In french ! I'm not a programmer also, but if you need any help, I can do it too, by contributing myself with my voice, and also by promoting contributions across french-speaking forums related to Open Source movement, etc.
Perhaps I have good news for all the non programmers out there. Setting up any new language actually requires quite a bit of work that can be done without any programming skills.
You can for instance figure out whether or not there exists a phonetic dictionary for your language. If so perhaps it's a good idea to start a new thread (called "language X") and post the link to the dictionary there.
If it doesn't exist, it needs to be made unfortunately!
What also needs to be made are prompt files containing non copyrighted short sentences such as a in the English prompt files. Preferably they should use modern spelling rules. Also it's nice if they contain all the sounds of your language. You can even records some if you want and store them yourself, ready to be submitted when VoxForge is ready for "language X" (but make sure the quality is okay, because we don't want you to waste your time).
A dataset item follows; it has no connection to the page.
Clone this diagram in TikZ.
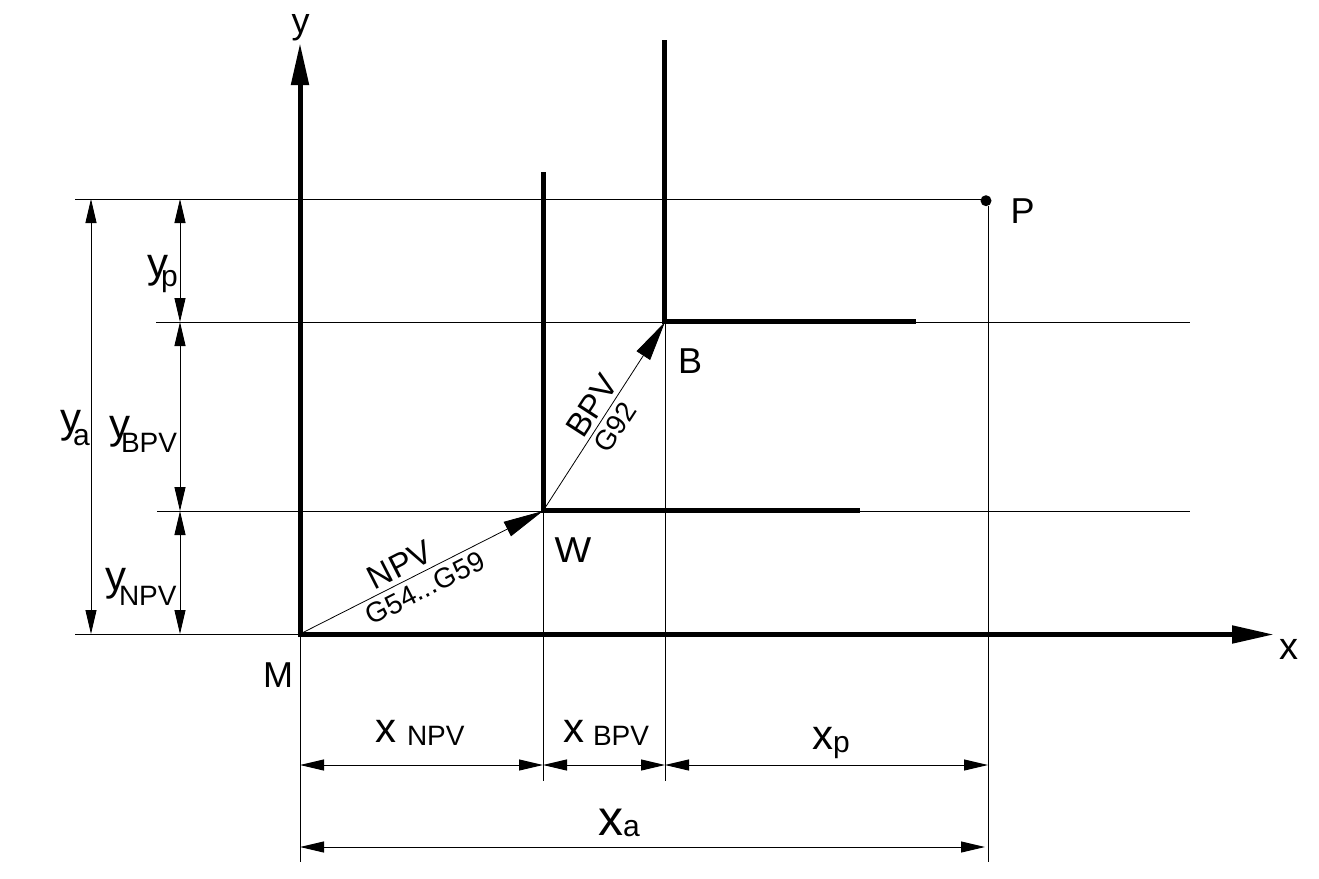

Finally promotion is always good! If you have a blog for instance, you can write a tiny bit about VoxForge and post a link (if you know how, use interesting keywords such as "open source" "speech recognition" etc. - in your language). Your blog/forum post might bring someone else to Voxforge to help you out with your language. You never know.
Robin
Well there is phonetic dictionary I suppose and a language model can be easily constructed. So you can start right now with recording transcribed speech. Any free text from guttenberg.org is acceptable. It should be split on sentences.
Once there will be audio data it's possible to train model.
Hi ralfherzog,
Done ... I've added a new forum for submitting German Speech Files.
You should be able to find German translations of the GPL license on the fsf.org site - please include both German and English versions of it in your submission.
You might also want to talk to the folks at the Simon project (dialog manager that uses Julius). They are working on creating German Acoustic Models using HTK.
thanks,
Ken